Most states have attempted to curb cellphone use in schools in recent years. Parents and educators hoped decreased usage would improve test scores, boost mental health and help students pay more attention in class.
The results, however, have been mixed.
While cellphone bans have reduced unauthorized usage in schools, there has been little academic benefit, according to a study released by the National Bureau of Economic Research on Monday. The average effect on test scores is “consistently close to zero,” researchers said in a working paper.
The study — conducted by researchers from Stanford University, the University of Pennsylvania, Duke University and the University of Michigan — also found that cellphone bans do not have much of an effect on attendance, perceptions of online bullying or in-class engagement.
“I think what our study is useful in suggesting is, a lot of times, easy solutions seem like they might work really well,” said E. Jason Baron, an assistant professor of economics at Duke University and one of the paper’s authors. But “it’s hard to move outcomes like test scores.”
Teachers noted that strict cellphone bans led to less phone usage during class. In surveys, they said they were happier in their jobs.
The paper relies on test scores, school records, GPS data, survey findings and figures from Yondr, a company that creates magnetic lockable pouches for cellphones. Researchers examined data collected between 2018 and 2025 at more than 41,000 schools.
Two-thirds of states have implemented rules that limit or outright ban cellphones on school grounds.
Nearly 5,000 schools use lockable pouches to reduce cellphone usage during school hours. Students are typically required to lock their devices in the pouches when they arrive at school and are not able to use them until the final bell rings.
The researchers surveyed teachers who said the share of students using phones in class dropped by roughly 80 percent — from 61 percent to 13 percent — following the introduction of the Yondr pouches.
Within the first year of using the pouches, schools also noticed an uptick in disciplinary incidents — probably related to factors including enforcement of the new phone policy. There was also a dip in student well-being, perhaps due to frustration with the new rule or increased monitoring from teachers, researchers noted.
But those trends fade the longer the rules stay in place, researchers found. By the second year of a cellphone ban, the number of disciplinary incidents had ticked downward, and students reported feeling better.
“This could be for all kinds of reasons,” Baron said. “The most obvious one, of course, is that [students] are now talking more to their peers. They might not be doomscrolling all day.”
The cellphone bans had the most dramatic effect on usage. By year three of a ban, the number of cellphone pings — recorded when a device interacts with an app or website — dropped by roughly 30 percent, GPS data showed.
Adults were still able to use their devices at school, and locked phones can still receive pings, such as from emails or text messages. But the figure “confirms that the impact on student use is substantial,” according to the researchers.

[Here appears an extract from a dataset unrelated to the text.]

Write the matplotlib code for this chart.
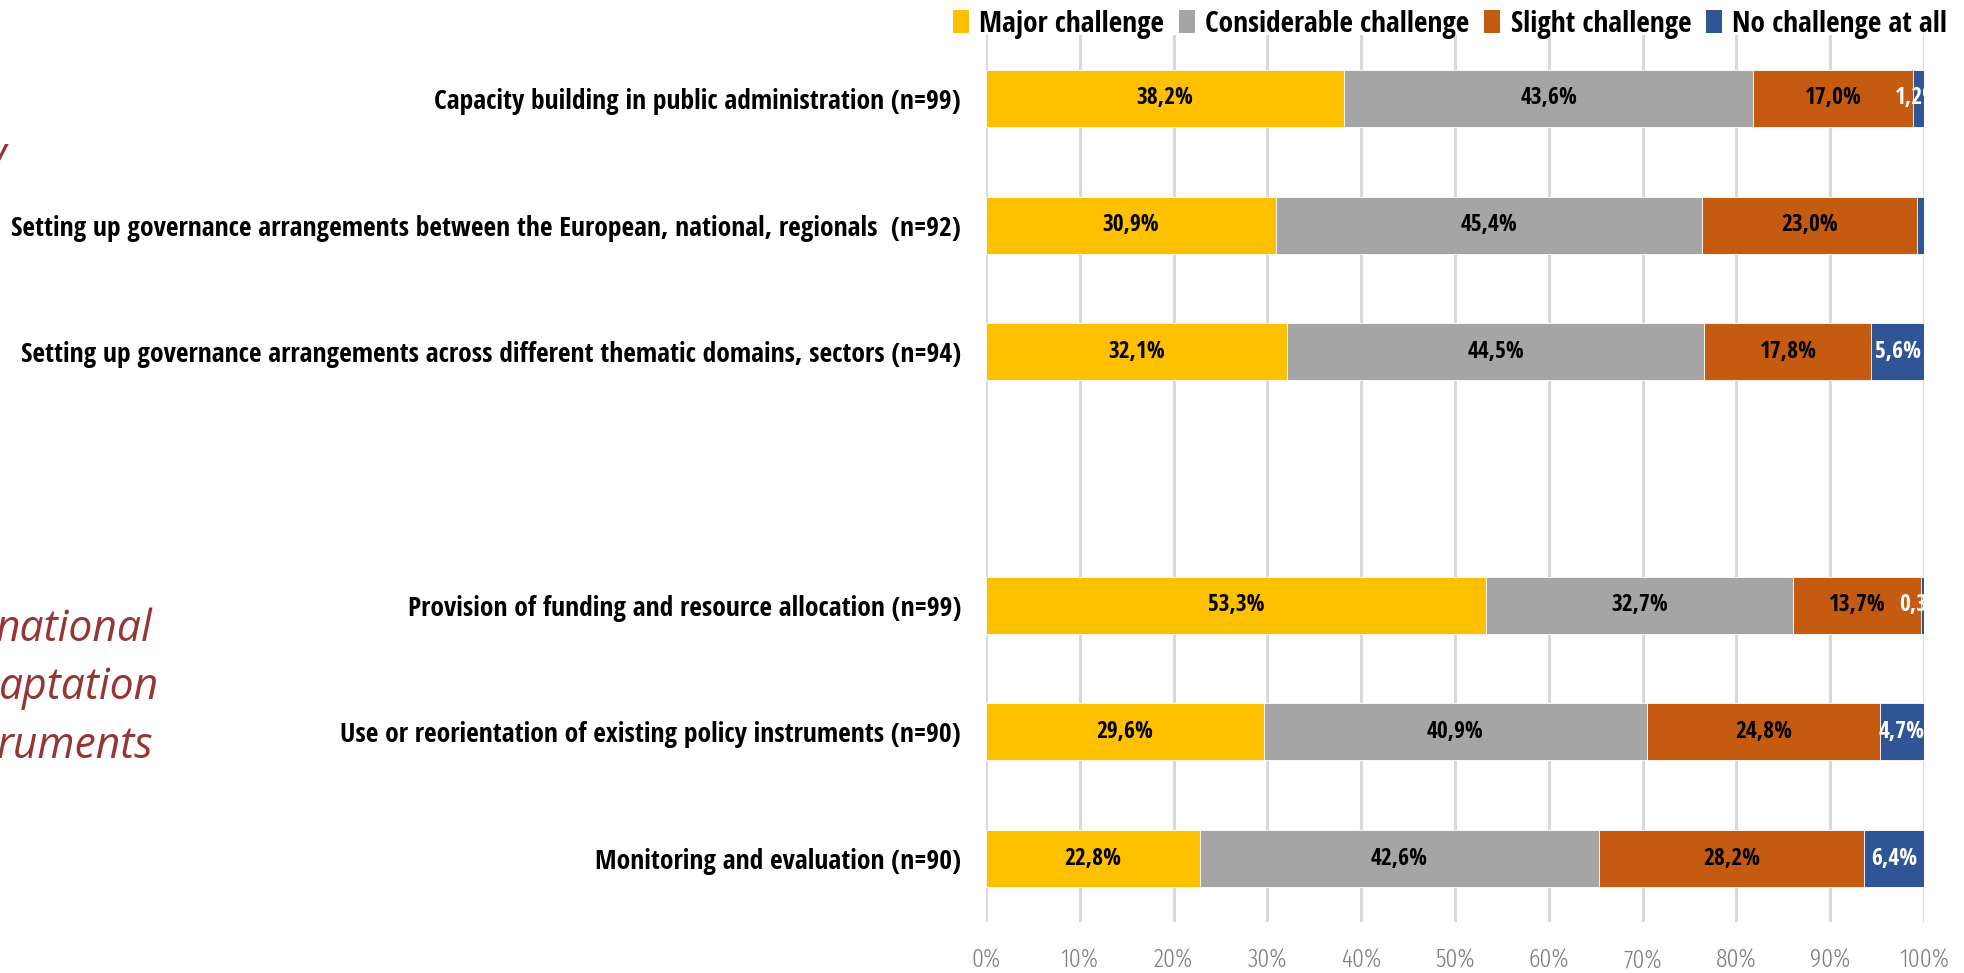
import matplotlib
matplotlib.use("Agg")
import matplotlib.pyplot as plt
from matplotlib.patches import Patch
import numpy as np

categories = [
    "Capacity building in public administration (n=99)",
    "Setting up governance arrangements between the European, national, regionals  (n=92)",
    "Setting up governance arrangements across different thematic domains, sectors (n=94)",
    "",
    "Provision of funding and resource allocation (n=99)",
    "Use or reorientation of existing policy instruments (n=90)",
    "Monitoring and evaluation (n=90)",
]
series = ["Major challenge", "Considerable challenge", "Slight challenge", "No challenge at all"]
major = [38.2, 30.9, 32.1, 0, 53.3, 29.6, 22.8]
considerable = [43.6, 45.4, 44.5, 0, 32.7, 40.9, 42.6]
slight = [17.0, 23.0, 17.8, 0, 13.7, 24.8, 28.2]
no_challenge = [1.2, 0.7, 5.6, 0, 0.3, 4.7, 6.4]
show_label = [True, False, True, False, True, True, True]  # blue series labels
colors = ["#FFC000", "#A5A5A5", "#C55A11", "#2F5597"]
text_colors = ["black", "black", "black", "white"]

cond = ["Open Sans Condensed", "Roboto Condensed", "DejaVu Sans"]
thin = ["Fira Sans Extra Condensed", "Roboto Condensed", "DejaVu Sans"]
red = "#943634"

fig = plt.figure(figsize=(19.64, 9.73), dpi=100)
renderer = fig.canvas.get_renderer()


def fit_size(text, target_px, **kw):
    # font size that makes `text` about target_px wide
    t = fig.text(0, 0, text, fontsize=20, **kw)
    w = t.get_window_extent(renderer).width
    t.remove()
    return 20 * target_px / w


lab_size = fit_size(categories[1], 948, family=cond, fontweight="bold")
bar_size = fit_size("38,2%", 57, family=cond, fontweight="bold")
tick_size = fit_size("100%", 50, family=thin, fontweight=300)
leg_size = fit_size(series[1], 264, family=cond, fontweight="bold")

ax = fig.add_axes([0.5020, 0.0524, 0.4776, 0.9116])

y = np.arange(len(categories))
left = np.zeros(len(categories))
for k, vals in enumerate([major, considerable, slight, no_challenge]):
    vals = np.array(vals)
    nz = vals > 0
    ax.barh(y[nz], vals[nz], left=left[nz], height=0.45, color=colors[k],
            edgecolor="white", linewidth=0.6, zorder=3)
    for i, v in enumerate(vals):
        if v == 0 or (k == 3 and not show_label[i]):
            continue
        t = ax.text(left[i] + v / 2, y[i], f"{v:.1f}%".replace(".", ","),
                    ha="center", va="center", color=text_colors[k],
                    fontsize=bar_size, fontweight="bold", family=cond, zorder=4)
        t.set_clip_on(True)
    left += vals

ax.set_xlim(0, 100)
ax.set_ylim(len(categories) - 0.5, -0.5)
ax.set_xticks(np.arange(0, 101, 10))
ax.set_xticklabels([f"{v}%" for v in range(0, 101, 10)], family=thin,
                   fontsize=tick_size, fontweight=300, color="#7F7F7F")
ax.tick_params(axis="x", length=0, pad=19)
ax.set_yticks(y)
ax.set_yticklabels(categories, family=cond, fontsize=lab_size, fontweight="bold")
ax.tick_params(axis="y", length=0, pad=18)
ax.grid(axis="x", color="#D9D9D9", linewidth=2.2, zorder=0)
for s in ax.spines.values():
    s.set_visible(False)

handles = [Patch(facecolor=c, edgecolor="none") for c in colors]
fig.legend(handles, series, loc="upper right", bbox_to_anchor=(1.005, 1.017),
           ncol=4, frameon=False, handlelength=0.55, handleheight=0.8,
           handletextpad=0.35, columnspacing=0.5,
           prop={"family": cond, "size": leg_size, "weight": "bold"})

# cut-off slide text on the left
side = ["Open Sans", "DejaVu Sans"]
side_size = fit_size("aptation", 160, family=side, style="italic")
fig.text(6 / 1964, 1 - 168 / 973, "y", color=red, fontsize=side_size,
         style="italic", family=side, ha="right", va="baseline")
for word, xr, yb in [("national", 153, 641), ("aptation", 159, 699), ("ruments", 153, 758)]:
    fig.text(xr / 1964, 1 - yb / 973, word, color=red, fontsize=side_size,
             style="italic", family=side, ha="right", va="baseline")

fig.savefig("out.png", dpi=100)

Cellphone bans have found bipartisan support in recent years amid growing concerns over children’s mental health and test scores that plummeted when they returned from pandemic-era virtual learning. They also have broad support among educators — 90 percent of teachers supported cellphone restrictions during instructional hours, according to the National Education Association.
Recently, Michigan passed a law that restricts students’ cellphone use during class. Lawmakers pointed to research that indicates teens with higher non-schoolwork-related screen time were more likely to have anxiety and depression symptoms.
“These bills will help keep kids focused in the classroom and break their growing dependency on screens and social media,” Gov. Gretchen Whitmer (D) said in a statement. “We could all benefit from looking up at the world instead of down at our phones.”